# TASK STATEMENT
All of the lines below are to be transcribed faithfully, with pictures excluded from the copy.
---------- RECORDED DATA
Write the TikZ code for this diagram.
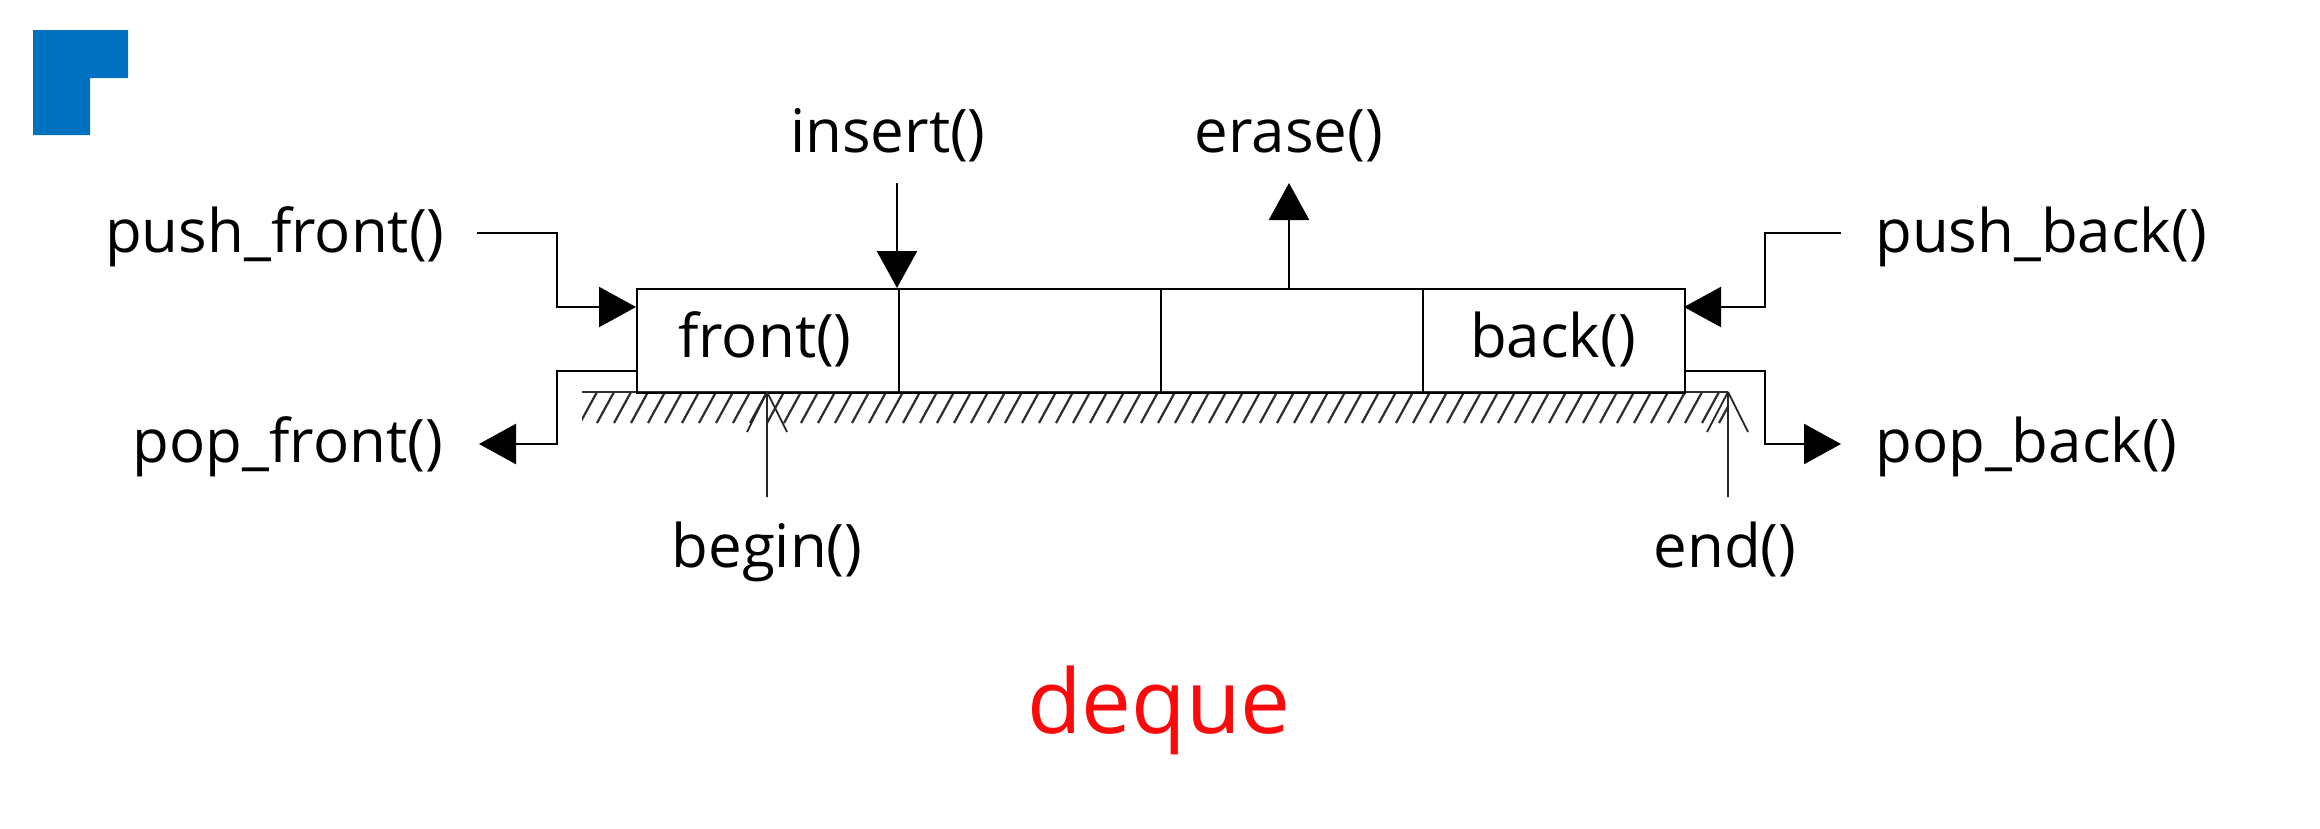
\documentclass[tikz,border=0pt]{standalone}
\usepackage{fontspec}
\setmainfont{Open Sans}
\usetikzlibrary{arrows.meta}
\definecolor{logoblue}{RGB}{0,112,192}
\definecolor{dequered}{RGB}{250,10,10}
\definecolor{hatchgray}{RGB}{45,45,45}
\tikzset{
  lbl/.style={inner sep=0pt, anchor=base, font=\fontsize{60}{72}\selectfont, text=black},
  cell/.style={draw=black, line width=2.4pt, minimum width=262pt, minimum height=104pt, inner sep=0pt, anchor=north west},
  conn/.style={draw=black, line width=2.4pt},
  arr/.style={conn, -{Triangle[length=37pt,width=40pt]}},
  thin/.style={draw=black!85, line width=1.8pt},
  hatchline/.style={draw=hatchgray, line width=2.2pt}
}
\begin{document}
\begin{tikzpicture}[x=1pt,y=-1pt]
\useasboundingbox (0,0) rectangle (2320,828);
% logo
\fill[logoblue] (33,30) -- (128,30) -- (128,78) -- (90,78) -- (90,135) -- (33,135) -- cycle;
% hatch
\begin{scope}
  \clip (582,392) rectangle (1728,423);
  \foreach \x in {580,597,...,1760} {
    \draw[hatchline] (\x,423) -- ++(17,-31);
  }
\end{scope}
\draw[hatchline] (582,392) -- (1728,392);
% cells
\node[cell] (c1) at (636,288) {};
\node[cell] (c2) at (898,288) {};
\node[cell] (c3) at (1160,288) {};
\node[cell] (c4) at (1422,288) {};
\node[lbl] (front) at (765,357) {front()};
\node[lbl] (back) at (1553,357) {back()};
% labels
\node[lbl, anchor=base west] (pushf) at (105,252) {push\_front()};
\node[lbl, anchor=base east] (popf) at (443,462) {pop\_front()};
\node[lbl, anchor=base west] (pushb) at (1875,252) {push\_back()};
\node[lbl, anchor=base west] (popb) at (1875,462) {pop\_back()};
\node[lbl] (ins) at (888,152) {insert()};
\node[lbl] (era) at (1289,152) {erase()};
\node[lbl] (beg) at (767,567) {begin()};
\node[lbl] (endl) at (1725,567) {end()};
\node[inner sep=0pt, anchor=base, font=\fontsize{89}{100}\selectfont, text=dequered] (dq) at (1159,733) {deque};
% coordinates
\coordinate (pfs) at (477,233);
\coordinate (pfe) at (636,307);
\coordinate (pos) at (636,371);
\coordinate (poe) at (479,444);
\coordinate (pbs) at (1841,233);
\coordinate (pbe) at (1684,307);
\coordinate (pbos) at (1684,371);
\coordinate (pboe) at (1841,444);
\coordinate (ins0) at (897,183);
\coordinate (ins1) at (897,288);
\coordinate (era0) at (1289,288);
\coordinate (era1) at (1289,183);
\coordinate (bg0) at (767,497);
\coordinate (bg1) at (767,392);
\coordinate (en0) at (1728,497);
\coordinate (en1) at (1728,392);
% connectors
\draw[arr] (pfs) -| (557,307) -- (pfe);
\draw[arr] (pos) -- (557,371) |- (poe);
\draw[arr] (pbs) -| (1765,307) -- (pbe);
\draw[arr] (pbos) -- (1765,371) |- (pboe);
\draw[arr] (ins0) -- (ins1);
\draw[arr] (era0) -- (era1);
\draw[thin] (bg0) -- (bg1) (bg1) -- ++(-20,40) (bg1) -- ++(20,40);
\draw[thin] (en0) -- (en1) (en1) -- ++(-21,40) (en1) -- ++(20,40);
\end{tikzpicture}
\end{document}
--------------------
# WRITTEN REPLY
Write the TikZ code for this diagram.
\documentclass[tikz,border=0pt]{standalone}
\usepackage{fontspec}
\setmainfont{Open Sans}
\usetikzlibrary{arrows.meta}
\definecolor{logoblue}{RGB}{0,112,192}
\definecolor{dequered}{RGB}{250,10,10}
\definecolor{hatchgray}{RGB}{45,45,45}
\tikzset{
  lbl/.style={inner sep=0pt, anchor=base, font=\fontsize{60}{72}\selectfont, text=black},
  cell/.style={draw=black, line width=2.4pt, minimum width=262pt, minimum height=104pt, inner sep=0pt, anchor=north west},
  conn/.style={draw=black, line width=2.4pt},
  arr/.style={conn, -{Triangle[length=37pt,width=40pt]}},
  thin/.style={draw=black!85, line width=1.8pt},
  hatchline/.style={draw=hatchgray, line width=2.2pt}
}
\begin{document}
\begin{tikzpicture}[x=1pt,y=-1pt]
\useasboundingbox (0,0) rectangle (2320,828);
% logo
\fill[logoblue] (33,30) -- (128,30) -- (128,78) -- (90,78) -- (90,135) -- (33,135) -- cycle;
% hatch
\begin{scope}
  \clip (582,392) rectangle (1728,423);
  \foreach \x in {580,597,...,1760} {
    \draw[hatchline] (\x,423) -- ++(17,-31);
  }
\end{scope}
\draw[hatchline] (582,392) -- (1728,392);
% cells
\node[cell] (c1) at (636,288) {};
\node[cell] (c2) at (898,288) {};
\node[cell] (c3) at (1160,288) {};
\node[cell] (c4) at (1422,288) {};
\node[lbl] (front) at (765,357) {front()};
\node[lbl] (back) at (1553,357) {back()};
% labels
\node[lbl, anchor=base west] (pushf) at (105,252) {push\_front()};
\node[lbl, anchor=base east] (popf) at (443,462) {pop\_front()};
\node[lbl, anchor=base west] (pushb) at (1875,252) {push\_back()};
\node[lbl, anchor=base west] (popb) at (1875,462) {pop\_back()};
\node[lbl] (ins) at (888,152) {insert()};
\node[lbl] (era) at (1289,152) {erase()};
\node[lbl] (beg) at (767,567) {begin()};
\node[lbl] (endl) at (1725,567) {end()};
\node[inner sep=0pt, anchor=base, font=\fontsize{89}{100}\selectfont, text=dequered] (dq) at (1159,733) {deque};
% coordinates
\coordinate (pfs) at (477,233);
\coordinate (pfe) at (636,307);
\coordinate (pos) at (636,371);
\coordinate (poe) at (479,444);
\coordinate (pbs) at (1841,233);
\coordinate (pbe) at (1684,307);
\coordinate (pbos) at (1684,371);
\coordinate (pboe) at (1841,444);
\coordinate (ins0) at (897,183);
\coordinate (ins1) at (897,288);
\coordinate (era0) at (1289,288);
\coordinate (era1) at (1289,183);
\coordinate (bg0) at (767,497);
\coordinate (bg1) at (767,392);
\coordinate (en0) at (1728,497);
\coordinate (en1) at (1728,392);
% connectors
\draw[arr] (pfs) -| (557,307) -- (pfe);
\draw[arr] (pos) -- (557,371) |- (poe);
\draw[arr] (pbs) -| (1765,307) -- (pbe);
\draw[arr] (pbos) -- (1765,371) |- (pboe);
\draw[arr] (ins0) -- (ins1);
\draw[arr] (era0) -- (era1);
\draw[thin] (bg0) -- (bg1) (bg1) -- ++(-20,40) (bg1) -- ++(20,40);
\draw[thin] (en0) -- (en1) (en1) -- ++(-21,40) (en1) -- ++(20,40);
\end{tikzpicture}
\end{document}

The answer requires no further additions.